Enhancing the productivity of volatile oil reservoirs using fluorinated chemical treatments

Many producing volatile oil reservoirs experience a significant decrease in well deliverability when the bottom-hole pressure of the well falls below the bubble point pressure. This is due to the liberation of a gas phase which resides in the pore space and blocks the flow of the oil phase. This situation is known as "gas blocking". This occurs because the presence of two or three immiscible phases (gas, oil and water) results in a reduction of the oil saturation and a decrease in the oil relative permeability. The main objective of this research was to develop an effective and durable chemical treatment method to improve and/or restore the productivity of volatile oil wells undergoing "gas blocking". The treatment method is based on the use of fluorinated surfactants in tailored solvents to increase the oil relative permeability by changing the wettability of the rock’s surface. High-temperature high-pressure (HTHP) core flood experiments were used to evaluate the uses of fluorinated surfactants under reservoir conditions. Analytical tools such as X-ray photoelectron spectroscopy (XPS), high-performance liquid chromatography (HPLC) and computerized axial tomography (CT Scan) were also used to interpret the experimental results. High-pressure high-temperature (HPHT) coreflood tests showed that the treatments improved the oil and gas relative permeability in both sandstone and limestone cores.

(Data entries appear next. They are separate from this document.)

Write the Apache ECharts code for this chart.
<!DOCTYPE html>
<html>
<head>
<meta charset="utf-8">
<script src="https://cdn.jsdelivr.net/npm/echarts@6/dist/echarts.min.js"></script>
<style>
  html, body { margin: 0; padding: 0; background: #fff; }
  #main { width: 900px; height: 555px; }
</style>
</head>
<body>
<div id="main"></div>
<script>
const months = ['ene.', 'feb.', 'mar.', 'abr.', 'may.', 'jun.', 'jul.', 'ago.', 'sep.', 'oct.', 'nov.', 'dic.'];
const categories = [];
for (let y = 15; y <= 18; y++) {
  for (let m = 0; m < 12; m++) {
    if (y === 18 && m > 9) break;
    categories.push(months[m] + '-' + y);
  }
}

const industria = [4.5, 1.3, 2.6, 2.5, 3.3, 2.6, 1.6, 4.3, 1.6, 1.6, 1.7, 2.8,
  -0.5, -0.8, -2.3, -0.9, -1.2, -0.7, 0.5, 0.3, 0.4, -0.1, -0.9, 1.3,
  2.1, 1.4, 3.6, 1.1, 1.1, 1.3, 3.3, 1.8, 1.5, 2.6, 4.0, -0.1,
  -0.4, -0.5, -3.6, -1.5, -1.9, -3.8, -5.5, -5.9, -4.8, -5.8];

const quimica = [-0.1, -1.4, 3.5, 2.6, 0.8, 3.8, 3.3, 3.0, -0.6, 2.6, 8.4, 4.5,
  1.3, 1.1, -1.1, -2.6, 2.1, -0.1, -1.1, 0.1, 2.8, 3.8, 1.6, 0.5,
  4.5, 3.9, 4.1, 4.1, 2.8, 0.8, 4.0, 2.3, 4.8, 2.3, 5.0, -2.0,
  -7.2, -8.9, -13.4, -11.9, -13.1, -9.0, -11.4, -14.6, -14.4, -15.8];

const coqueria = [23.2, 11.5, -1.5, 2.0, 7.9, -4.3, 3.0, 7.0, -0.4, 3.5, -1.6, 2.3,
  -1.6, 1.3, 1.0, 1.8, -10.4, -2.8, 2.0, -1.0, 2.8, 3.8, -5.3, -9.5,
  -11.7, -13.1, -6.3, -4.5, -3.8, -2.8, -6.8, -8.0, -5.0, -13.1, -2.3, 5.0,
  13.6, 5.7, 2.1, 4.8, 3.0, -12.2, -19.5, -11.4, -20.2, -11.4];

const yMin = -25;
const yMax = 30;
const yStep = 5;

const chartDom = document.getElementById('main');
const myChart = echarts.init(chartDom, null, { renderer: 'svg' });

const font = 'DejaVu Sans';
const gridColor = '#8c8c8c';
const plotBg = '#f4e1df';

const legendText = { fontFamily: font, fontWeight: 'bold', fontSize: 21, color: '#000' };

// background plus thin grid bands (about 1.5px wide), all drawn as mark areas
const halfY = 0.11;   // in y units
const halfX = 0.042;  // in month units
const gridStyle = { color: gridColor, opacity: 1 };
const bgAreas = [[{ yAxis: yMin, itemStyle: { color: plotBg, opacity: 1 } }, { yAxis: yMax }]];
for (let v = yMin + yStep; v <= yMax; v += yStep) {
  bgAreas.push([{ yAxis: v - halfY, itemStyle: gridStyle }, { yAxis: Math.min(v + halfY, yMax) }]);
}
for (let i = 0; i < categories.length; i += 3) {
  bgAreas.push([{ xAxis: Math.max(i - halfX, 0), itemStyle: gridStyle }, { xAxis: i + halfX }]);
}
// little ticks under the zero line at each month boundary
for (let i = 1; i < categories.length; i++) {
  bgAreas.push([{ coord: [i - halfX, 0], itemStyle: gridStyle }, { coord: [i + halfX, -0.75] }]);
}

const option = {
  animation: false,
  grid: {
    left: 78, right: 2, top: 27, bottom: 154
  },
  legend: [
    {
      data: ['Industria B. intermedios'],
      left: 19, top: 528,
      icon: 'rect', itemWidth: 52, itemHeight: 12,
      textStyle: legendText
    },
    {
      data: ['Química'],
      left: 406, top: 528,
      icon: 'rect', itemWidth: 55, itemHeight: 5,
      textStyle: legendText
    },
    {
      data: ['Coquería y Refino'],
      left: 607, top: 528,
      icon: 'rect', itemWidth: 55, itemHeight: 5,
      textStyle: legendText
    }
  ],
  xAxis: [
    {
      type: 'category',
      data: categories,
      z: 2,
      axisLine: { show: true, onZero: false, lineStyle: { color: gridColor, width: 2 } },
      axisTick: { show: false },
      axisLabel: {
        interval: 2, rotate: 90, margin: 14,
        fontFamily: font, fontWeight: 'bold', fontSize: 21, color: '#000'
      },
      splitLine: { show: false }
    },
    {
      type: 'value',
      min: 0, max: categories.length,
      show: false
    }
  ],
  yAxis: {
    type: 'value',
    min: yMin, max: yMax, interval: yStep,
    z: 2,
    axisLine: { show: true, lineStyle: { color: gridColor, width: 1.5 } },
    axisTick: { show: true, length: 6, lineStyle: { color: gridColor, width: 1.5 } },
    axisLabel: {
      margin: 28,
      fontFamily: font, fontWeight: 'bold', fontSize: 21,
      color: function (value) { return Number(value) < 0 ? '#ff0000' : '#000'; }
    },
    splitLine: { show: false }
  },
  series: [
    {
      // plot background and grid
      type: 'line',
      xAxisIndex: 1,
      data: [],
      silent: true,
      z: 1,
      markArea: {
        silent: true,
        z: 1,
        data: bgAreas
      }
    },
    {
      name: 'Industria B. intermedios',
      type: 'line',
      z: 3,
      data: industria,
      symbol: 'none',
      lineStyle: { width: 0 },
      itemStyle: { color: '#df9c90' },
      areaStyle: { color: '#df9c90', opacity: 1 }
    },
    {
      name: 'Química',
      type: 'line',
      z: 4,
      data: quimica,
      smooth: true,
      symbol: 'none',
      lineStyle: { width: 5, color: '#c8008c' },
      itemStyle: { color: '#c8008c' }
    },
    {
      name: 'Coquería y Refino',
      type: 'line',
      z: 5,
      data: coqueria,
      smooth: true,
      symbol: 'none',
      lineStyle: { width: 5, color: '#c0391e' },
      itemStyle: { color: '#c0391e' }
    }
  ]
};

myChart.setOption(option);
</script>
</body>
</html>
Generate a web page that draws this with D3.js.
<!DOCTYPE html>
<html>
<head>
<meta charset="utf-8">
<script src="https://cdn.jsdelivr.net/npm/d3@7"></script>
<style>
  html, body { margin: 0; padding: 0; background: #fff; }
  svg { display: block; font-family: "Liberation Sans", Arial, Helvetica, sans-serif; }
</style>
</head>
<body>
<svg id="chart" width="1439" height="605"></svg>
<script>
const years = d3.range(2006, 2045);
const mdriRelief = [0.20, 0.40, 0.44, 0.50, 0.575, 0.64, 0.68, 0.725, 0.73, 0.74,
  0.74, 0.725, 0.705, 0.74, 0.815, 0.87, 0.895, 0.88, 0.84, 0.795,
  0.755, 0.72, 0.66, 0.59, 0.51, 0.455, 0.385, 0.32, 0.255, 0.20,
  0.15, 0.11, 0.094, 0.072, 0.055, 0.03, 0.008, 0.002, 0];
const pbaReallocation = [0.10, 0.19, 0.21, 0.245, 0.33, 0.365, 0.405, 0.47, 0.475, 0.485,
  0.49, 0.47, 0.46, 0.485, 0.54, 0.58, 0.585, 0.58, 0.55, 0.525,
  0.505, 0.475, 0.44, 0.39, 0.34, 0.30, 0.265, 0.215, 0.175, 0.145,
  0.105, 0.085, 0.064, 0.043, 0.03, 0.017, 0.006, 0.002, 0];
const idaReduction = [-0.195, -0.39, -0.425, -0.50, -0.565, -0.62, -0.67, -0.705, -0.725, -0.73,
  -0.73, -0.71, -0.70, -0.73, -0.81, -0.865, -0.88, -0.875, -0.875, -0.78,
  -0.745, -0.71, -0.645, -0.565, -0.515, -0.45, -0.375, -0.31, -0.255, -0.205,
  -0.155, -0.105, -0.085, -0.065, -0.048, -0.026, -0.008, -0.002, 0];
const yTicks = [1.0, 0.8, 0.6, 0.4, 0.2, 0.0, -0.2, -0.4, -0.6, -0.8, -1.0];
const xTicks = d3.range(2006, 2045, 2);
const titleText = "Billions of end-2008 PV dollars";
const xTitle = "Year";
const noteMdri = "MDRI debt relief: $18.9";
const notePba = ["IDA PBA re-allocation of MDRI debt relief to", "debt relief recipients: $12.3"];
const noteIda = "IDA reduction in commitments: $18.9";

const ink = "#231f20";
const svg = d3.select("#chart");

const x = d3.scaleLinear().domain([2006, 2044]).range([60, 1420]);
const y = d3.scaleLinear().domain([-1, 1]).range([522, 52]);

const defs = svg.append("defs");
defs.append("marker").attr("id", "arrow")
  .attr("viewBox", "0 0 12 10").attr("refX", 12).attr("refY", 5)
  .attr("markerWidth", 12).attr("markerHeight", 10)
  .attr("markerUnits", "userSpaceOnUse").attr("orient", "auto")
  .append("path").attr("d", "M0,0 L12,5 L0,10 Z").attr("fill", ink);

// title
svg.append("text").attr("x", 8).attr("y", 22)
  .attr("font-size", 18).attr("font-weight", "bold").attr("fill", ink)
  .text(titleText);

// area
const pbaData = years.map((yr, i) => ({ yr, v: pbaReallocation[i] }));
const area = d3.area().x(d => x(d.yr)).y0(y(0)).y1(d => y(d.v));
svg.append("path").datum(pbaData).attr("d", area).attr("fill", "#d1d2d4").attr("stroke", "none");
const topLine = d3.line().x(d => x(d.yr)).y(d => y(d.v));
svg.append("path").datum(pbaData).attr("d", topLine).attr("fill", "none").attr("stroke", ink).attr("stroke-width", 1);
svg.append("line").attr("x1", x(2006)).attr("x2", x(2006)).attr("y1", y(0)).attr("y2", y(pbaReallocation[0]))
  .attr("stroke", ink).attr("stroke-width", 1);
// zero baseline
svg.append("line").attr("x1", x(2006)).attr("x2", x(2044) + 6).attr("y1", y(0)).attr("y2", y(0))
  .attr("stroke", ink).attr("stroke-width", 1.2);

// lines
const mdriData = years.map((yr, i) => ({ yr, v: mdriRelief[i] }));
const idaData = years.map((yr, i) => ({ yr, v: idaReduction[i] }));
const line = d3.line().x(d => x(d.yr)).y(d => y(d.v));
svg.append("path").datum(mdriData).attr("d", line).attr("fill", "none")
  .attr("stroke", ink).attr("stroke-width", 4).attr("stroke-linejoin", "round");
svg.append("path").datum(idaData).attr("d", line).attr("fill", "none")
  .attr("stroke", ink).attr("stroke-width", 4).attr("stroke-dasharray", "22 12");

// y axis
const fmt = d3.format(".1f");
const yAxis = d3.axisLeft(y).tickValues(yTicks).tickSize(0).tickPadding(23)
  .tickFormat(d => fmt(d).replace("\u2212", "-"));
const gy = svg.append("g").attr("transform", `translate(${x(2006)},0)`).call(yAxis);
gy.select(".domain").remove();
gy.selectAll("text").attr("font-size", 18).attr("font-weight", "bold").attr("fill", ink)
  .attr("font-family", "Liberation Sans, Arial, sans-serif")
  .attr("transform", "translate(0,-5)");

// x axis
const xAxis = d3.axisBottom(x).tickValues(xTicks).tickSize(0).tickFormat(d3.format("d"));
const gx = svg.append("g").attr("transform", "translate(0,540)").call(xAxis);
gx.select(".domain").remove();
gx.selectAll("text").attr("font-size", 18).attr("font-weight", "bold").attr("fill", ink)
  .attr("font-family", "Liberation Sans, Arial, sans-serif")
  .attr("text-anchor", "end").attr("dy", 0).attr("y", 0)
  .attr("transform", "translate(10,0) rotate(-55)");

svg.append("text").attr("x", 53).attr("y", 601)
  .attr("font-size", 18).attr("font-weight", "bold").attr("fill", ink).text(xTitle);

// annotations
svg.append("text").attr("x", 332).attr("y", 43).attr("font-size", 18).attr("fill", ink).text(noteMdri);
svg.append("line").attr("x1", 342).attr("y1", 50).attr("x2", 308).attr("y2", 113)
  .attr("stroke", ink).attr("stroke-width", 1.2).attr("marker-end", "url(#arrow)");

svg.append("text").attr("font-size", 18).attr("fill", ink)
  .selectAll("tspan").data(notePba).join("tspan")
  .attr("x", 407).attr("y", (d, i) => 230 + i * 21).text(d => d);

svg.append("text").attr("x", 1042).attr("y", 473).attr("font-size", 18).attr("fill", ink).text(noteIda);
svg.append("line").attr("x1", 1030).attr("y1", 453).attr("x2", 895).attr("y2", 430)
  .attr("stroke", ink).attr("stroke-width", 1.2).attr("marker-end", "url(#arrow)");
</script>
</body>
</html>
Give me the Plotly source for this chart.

This was observed for synthetic volatile oil mixtures with gas-oil ratios (GOR) in the range of 4000 to 13,000 scf/STB at low capillary numbers (Nc) on the order of 1x10-5 to 1x10-6 and for PVT ratios greater than 0.5. The fluorinated chemical treatments were effective in the presence of connate water over the temperature range of 155°F to 275°F. Wettability alteration was measured using contact angle and imbibition rate tests. Results from analytical tools showed that fluorinated surfactants were uniformly adsorbed along the core and the surfactant desorption after treatment was low (10 ppm or less). The gas saturation decreased following treatment and both the oil and gas relative permeability increased. Numerical simulations using the measured relative permeability data were used to estimate the gain in productivity for treated wells. The proposed fluorinated chemical treatments could be used as a preventive treatment or for a damaged well that has already been producing below the bubble point to increase oil production rates and recoverable reserves.